Small and mid-sized police departments are grappling with maintaining staffing levels that have, in some cases, dipped to their lowest lows in decades. All this happening in the midst of police week.

Big-city police departments such as Chicago’s are not the only jurisdictions facing hiring woes, as small- and mid-sized police departments, such as Missouri’s Independence Police Department are struggling to fill a record number of vacancies. Departments have, in some instances, reached some of the lowest staffing levels they’ve seen.

“Right now, we’re allocated 230 officers for our department for commissioned officers, and we are about 38 short,” Independence, Missouri Police Officer Jack Taylor, the agency’s public information officer said “I’ve been here 20-plus years. I don’t think I’ve ever seen where we’ve had that many officer vacancies.”

As a result, Independence Police Department has had to pull officers from other units in the department, such as investigations, community services and the traffic unit, to cover patrols, Taylor noted.

Officers from the patrol unit are “the ones that go answer 911 calls and calls for service from citizens,” he explained. “We have to make sure that that’s adequately staffed, and we don’t have those people.

“The other units in the department tend to suffer because of that,” he added. “It kind of trickles down to the community not getting the type of service that we’d like to provide.”

As a result of officers being moved to the patrol unit, Taylor said, “there’s less detectives there to investigate your case. Your case is going to take a little bit longer to get assigned to a detective,” He added that “There’s less traffic officers. There’s less accident investigators responding to an accident.”

Taylor said he believed the issues his department is facing extend “nationwide.”

“Officers really haven’t been portrayed in the best light here lately,” Taylor said. “Even within the last couple of years, officers every day run the risk of being indicted, being sued, being killed – sometimes all three in the same call. I think people look at it and go, ‘Do I really want to get into that mess?'”

DeCarlo, a criminal justice professor for the University of New Haven’s Henry C. Lee College of Criminal Justice and Forensic Sciences said the police-to-citizen ratio has not been “keeping pace with the increase in population.”

Taking a wide lens to police departments nationwide, only about 17 police departments cover jurisdictions with populations of more than one million people. The southeast boasts the highest number of police officers, specifically Kansas, Oklahoma, north Texas and North Carolina. And while the number of police officers has increased minimally over the past year, so has the population, according to DeCarlo.

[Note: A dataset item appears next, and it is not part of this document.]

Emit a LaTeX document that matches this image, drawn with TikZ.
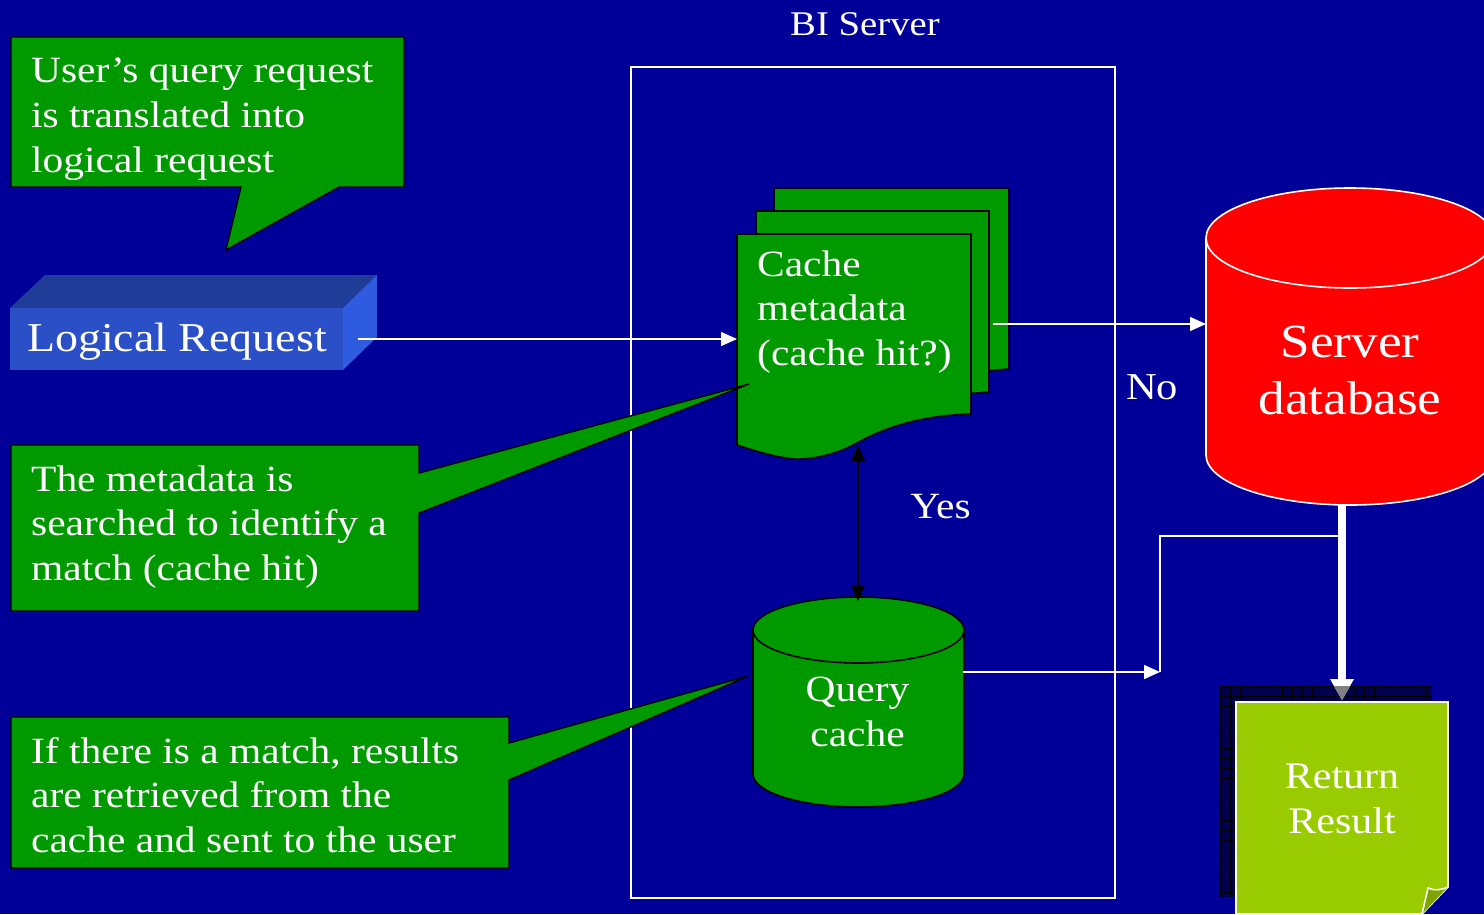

Betsy Brantner Smith, a 29-year police veteran, said adequately staffing police departments nationwide has been “a big issue,” especially in departments that don’t boast the same manpower numbers as those in major cities. “I don’t think most people know this: Most police departments are under 20 officers,” Brantner Smith noted. “Most police departments are not these ginormous agencies. And it’s already tough to attract people to those small departments,” she added. “Then, you introduce [the] defund the police [movement] and vilification of police, and it makes it very difficult.”

Difficulties in recruitment can sometimes lead to a police departments hiring less qualified candidates, she noted. But smaller police departments often have one advantage, she added. Many police officers employed by big cities are now considering whether “they want to leave and go somewhere where they’re more appreciated.”

“What smaller departments need to do right now is … to get the word out that they’re hiring, and that they want to attract these big city candidates,” she said. “The problem is, is that takes money.”